*WRITTEN INSTRUCTION*
Only the lines from the line with "Recreate this image" through the line with "ax = fig.add_axes([0.240, 0.170, 0.698, 0.782])" should be copied, exactly as they appear, with both ends kept.

*THE RECORDS*
________
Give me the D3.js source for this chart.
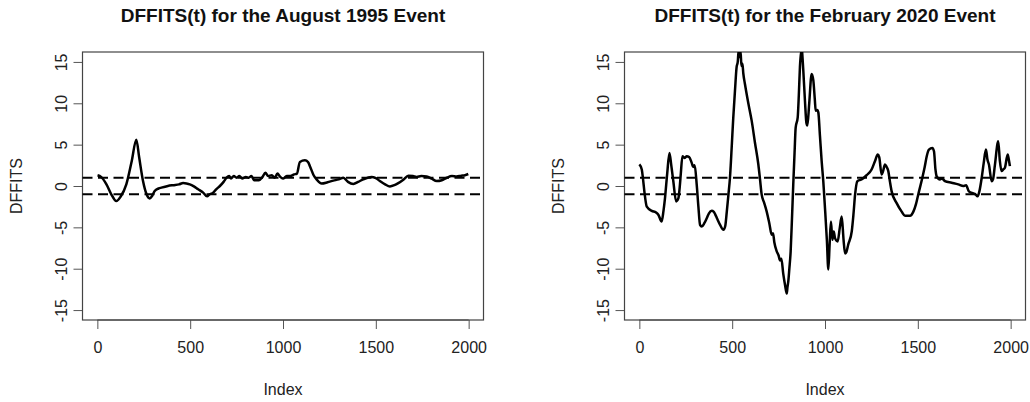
________
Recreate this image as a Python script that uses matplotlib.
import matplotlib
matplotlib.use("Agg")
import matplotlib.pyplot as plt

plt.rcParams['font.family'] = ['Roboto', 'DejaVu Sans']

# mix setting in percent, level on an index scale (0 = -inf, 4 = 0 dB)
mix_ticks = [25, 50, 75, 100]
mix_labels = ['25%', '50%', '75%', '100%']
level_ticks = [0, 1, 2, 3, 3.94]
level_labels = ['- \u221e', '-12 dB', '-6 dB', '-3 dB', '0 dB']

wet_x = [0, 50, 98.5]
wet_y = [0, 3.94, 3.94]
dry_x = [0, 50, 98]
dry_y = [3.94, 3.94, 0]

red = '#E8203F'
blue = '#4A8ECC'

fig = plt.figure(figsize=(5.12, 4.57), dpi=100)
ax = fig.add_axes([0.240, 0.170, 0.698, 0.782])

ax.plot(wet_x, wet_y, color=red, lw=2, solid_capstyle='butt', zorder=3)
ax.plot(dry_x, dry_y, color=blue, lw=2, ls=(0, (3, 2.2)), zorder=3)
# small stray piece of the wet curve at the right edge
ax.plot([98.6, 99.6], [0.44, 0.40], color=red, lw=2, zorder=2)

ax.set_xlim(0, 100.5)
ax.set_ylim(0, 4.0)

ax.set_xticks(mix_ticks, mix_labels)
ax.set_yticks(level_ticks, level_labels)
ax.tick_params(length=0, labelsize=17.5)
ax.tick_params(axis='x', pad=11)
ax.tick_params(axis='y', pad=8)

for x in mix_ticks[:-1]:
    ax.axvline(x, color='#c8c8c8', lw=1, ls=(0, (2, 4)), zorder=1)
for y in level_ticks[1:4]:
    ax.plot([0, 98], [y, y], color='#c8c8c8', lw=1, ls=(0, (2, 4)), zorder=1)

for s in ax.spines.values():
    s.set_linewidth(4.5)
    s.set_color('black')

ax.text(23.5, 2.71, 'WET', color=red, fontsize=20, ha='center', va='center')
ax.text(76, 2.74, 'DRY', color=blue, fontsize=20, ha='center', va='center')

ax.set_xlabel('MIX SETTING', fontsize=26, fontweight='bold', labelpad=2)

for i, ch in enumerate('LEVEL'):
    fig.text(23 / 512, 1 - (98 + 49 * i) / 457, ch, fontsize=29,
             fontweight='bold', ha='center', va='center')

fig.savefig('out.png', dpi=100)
________
*FULL ANSWER*
Recreate this image as a Python script that uses matplotlib.
import matplotlib
matplotlib.use("Agg")
import matplotlib.pyplot as plt

plt.rcParams['font.family'] = ['Roboto', 'DejaVu Sans']

# mix setting in percent, level on an index scale (0 = -inf, 4 = 0 dB)
mix_ticks = [25, 50, 75, 100]
mix_labels = ['25%', '50%', '75%', '100%']
level_ticks = [0, 1, 2, 3, 3.94]
level_labels = ['- \u221e', '-12 dB', '-6 dB', '-3 dB', '0 dB']

wet_x = [0, 50, 98.5]
wet_y = [0, 3.94, 3.94]
dry_x = [0, 50, 98]
dry_y = [3.94, 3.94, 0]

red = '#E8203F'
blue = '#4A8ECC'

fig = plt.figure(figsize=(5.12, 4.57), dpi=100)
ax = fig.add_axes([0.240, 0.170, 0.698, 0.782])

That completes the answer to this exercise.